Lo más inteligente, y lo más honesto de paso, es guardar bajo llave las promesas que no se pueden cumplir, o sobre las que tenemos serias dudas de que puedan llegar a hacerse realidad. Cuántos chascos dejaríamos de pisar, cuántas decepciones se quedarían en el felpudo si sólo se prometiera aquello que cuenta con muchas posibilidades de salir adelante porque pondremos todo el empeño en que sea así.
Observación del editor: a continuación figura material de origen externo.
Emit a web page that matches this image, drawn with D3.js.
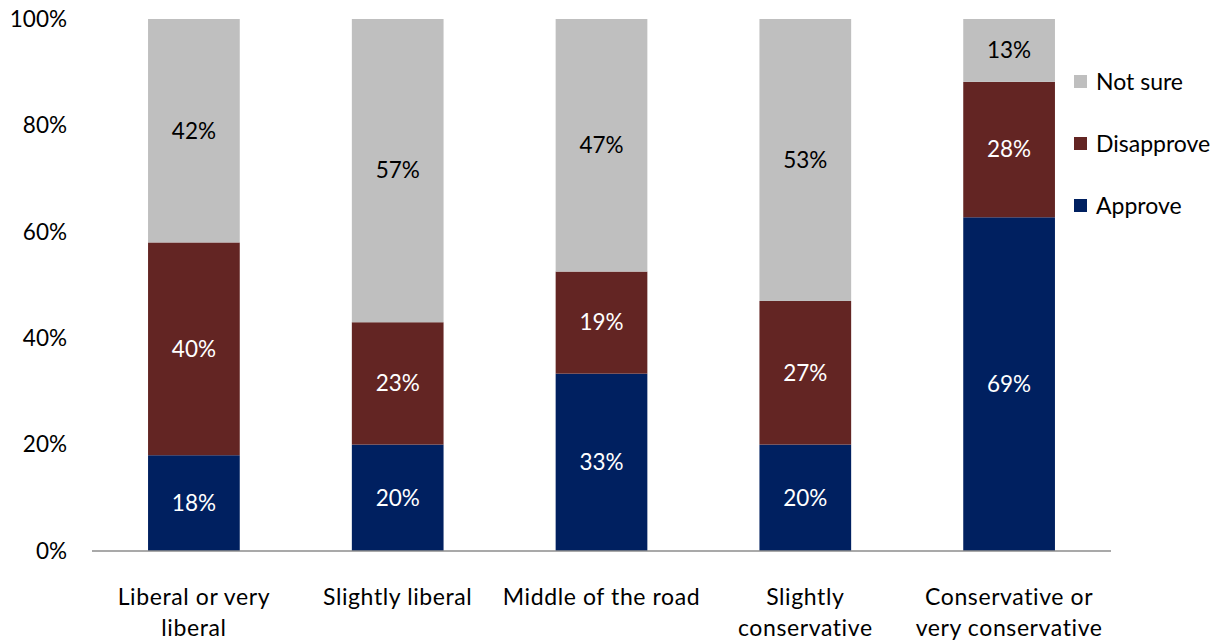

Y eso iría ligado a otra muestra de sentido común, que casi siempre va unido a la prudencia, que no a la cobardía: no conviene comprometerse a hacer algo en plazos poco meditados de tiempo. Ni siquiera con uno mismo. Muchas intenciones de cambio o desarrollo se vienen abajo porque se calcularon mal las etapas para llevarlas a cabo, y cuando llegan las prisas se va la lucidez, y cuando viene la presión se escapa la razón. Quizá la culpa de las precipitaciones proceda de las obligaciones que nos imponen desde que nacemos para hacer las cosas mirando por el rabillo del ojo a los demás, por si son mejores o más rápidos. Crear, aprender y crecer es importante, y más importante aún es compartirlo. Competir es irrelevante, compararse es ridículo, adelantar por el placer de dejar a otros detrás es un ejercicio de banalidad tan estéril como seboso.

Hay quien confunde tener éxito con triunfar sobre los demás y, si tiene la decencia de mirarse desde la distancia para entenderse, se dará cuenta más pronto que tarde que ninguna conquista, por vistosa que sea y por muchas envidias que despierte, no compensa de la ruina emocional que se produce al quedarse encadenado a la necesidad vital de sumas más victorias, más y más metas que cruzar en primer lugar, más y más desafíos de los que salir airoso simplemente para sacar brillo a las apariencias y colocarse en un escaparate, rodeado de maniquíes de sonrisa congelada que viven en un mundo falso sin saber que los miran por lo que parecen, no por lo que son.